◆ Problem to solve: Omit all images, then return the remaining material exactly as it stands.
====
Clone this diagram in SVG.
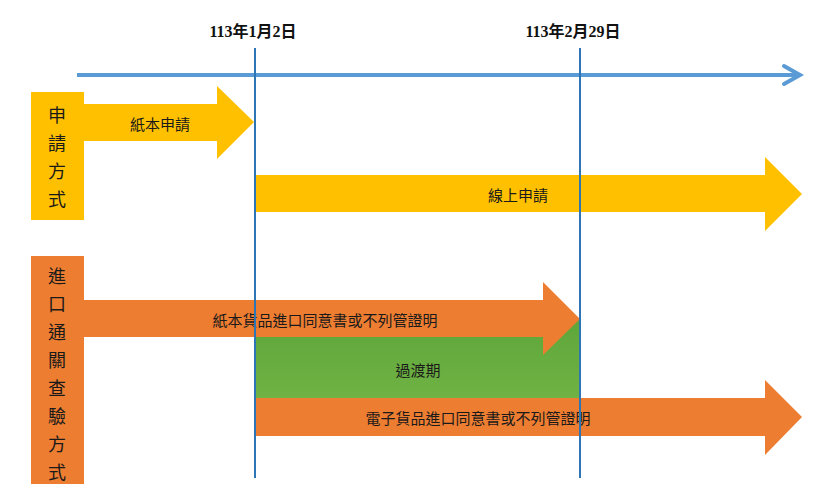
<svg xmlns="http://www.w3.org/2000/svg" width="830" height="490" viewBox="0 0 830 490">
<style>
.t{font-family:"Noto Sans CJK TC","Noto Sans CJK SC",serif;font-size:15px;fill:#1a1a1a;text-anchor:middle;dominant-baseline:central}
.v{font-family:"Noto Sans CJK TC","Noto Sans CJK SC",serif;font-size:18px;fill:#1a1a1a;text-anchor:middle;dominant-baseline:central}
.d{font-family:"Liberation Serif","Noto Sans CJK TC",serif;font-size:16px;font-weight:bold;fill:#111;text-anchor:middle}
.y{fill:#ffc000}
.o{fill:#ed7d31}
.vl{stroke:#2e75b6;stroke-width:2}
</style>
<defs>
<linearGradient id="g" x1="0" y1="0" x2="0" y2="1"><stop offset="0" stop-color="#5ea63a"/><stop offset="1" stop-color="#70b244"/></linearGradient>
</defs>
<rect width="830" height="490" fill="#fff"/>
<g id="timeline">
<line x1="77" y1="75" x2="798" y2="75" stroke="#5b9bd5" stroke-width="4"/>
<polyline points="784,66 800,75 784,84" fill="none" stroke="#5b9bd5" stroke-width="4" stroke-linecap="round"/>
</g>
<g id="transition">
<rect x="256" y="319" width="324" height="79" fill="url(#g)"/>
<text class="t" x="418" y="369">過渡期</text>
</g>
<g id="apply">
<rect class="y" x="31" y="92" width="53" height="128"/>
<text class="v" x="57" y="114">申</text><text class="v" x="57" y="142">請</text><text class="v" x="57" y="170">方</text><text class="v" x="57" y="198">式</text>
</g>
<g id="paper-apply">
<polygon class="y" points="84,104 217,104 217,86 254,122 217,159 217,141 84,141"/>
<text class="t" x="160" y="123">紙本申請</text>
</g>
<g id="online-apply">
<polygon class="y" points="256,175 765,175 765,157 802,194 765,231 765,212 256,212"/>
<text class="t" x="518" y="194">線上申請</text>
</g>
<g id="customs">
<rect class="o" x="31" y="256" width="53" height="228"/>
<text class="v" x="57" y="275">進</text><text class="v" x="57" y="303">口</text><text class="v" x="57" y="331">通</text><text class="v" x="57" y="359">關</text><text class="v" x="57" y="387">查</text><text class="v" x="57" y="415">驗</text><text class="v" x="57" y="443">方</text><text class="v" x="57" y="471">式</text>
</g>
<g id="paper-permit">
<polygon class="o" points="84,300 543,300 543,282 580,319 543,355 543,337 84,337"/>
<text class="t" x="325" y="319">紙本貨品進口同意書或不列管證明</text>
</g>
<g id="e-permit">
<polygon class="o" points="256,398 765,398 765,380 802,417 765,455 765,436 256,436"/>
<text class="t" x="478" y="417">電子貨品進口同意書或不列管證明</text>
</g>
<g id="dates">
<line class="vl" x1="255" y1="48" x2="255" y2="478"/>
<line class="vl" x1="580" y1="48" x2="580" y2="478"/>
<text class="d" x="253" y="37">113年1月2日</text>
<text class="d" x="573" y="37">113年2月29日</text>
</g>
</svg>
====
◆ Result:
Clone this diagram in SVG.
<svg xmlns="http://www.w3.org/2000/svg" width="830" height="490" viewBox="0 0 830 490">
<style>
.t{font-family:"Noto Sans CJK TC","Noto Sans CJK SC",serif;font-size:15px;fill:#1a1a1a;text-anchor:middle;dominant-baseline:central}
.v{font-family:"Noto Sans CJK TC","Noto Sans CJK SC",serif;font-size:18px;fill:#1a1a1a;text-anchor:middle;dominant-baseline:central}
.d{font-family:"Liberation Serif","Noto Sans CJK TC",serif;font-size:16px;font-weight:bold;fill:#111;text-anchor:middle}
.y{fill:#ffc000}
.o{fill:#ed7d31}
.vl{stroke:#2e75b6;stroke-width:2}
</style>
<defs>
<linearGradient id="g" x1="0" y1="0" x2="0" y2="1"><stop offset="0" stop-color="#5ea63a"/><stop offset="1" stop-color="#70b244"/></linearGradient>
</defs>
<rect width="830" height="490" fill="#fff"/>
<g id="timeline">
<line x1="77" y1="75" x2="798" y2="75" stroke="#5b9bd5" stroke-width="4"/>
<polyline points="784,66 800,75 784,84" fill="none" stroke="#5b9bd5" stroke-width="4" stroke-linecap="round"/>
</g>
<g id="transition">
<rect x="256" y="319" width="324" height="79" fill="url(#g)"/>
<text class="t" x="418" y="369">過渡期</text>
</g>
<g id="apply">
<rect class="y" x="31" y="92" width="53" height="128"/>
<text class="v" x="57" y="114">申</text><text class="v" x="57" y="142">請</text><text class="v" x="57" y="170">方</text><text class="v" x="57" y="198">式</text>
</g>
<g id="paper-apply">
<polygon class="y" points="84,104 217,104 217,86 254,122 217,159 217,141 84,141"/>
<text class="t" x="160" y="123">紙本申請</text>
</g>
<g id="online-apply">
<polygon class="y" points="256,175 765,175 765,157 802,194 765,231 765,212 256,212"/>
<text class="t" x="518" y="194">線上申請</text>
</g>
<g id="customs">
<rect class="o" x="31" y="256" width="53" height="228"/>
<text class="v" x="57" y="275">進</text><text class="v" x="57" y="303">口</text><text class="v" x="57" y="331">通</text><text class="v" x="57" y="359">關</text><text class="v" x="57" y="387">查</text><text class="v" x="57" y="415">驗</text><text class="v" x="57" y="443">方</text><text class="v" x="57" y="471">式</text>
</g>
<g id="paper-permit">
<polygon class="o" points="84,300 543,300 543,282 580,319 543,355 543,337 84,337"/>
<text class="t" x="325" y="319">紙本貨品進口同意書或不列管證明</text>
</g>
<g id="e-permit">
<polygon class="o" points="256,398 765,398 765,380 802,417 765,455 765,436 256,436"/>
<text class="t" x="478" y="417">電子貨品進口同意書或不列管證明</text>
</g>
<g id="dates">
<line class="vl" x1="255" y1="48" x2="255" y2="478"/>
<line class="vl" x1="580" y1="48" x2="580" y2="478"/>
<text class="d" x="253" y="37">113年1月2日</text>
<text class="d" x="573" y="37">113年2月29日</text>
</g>
</svg>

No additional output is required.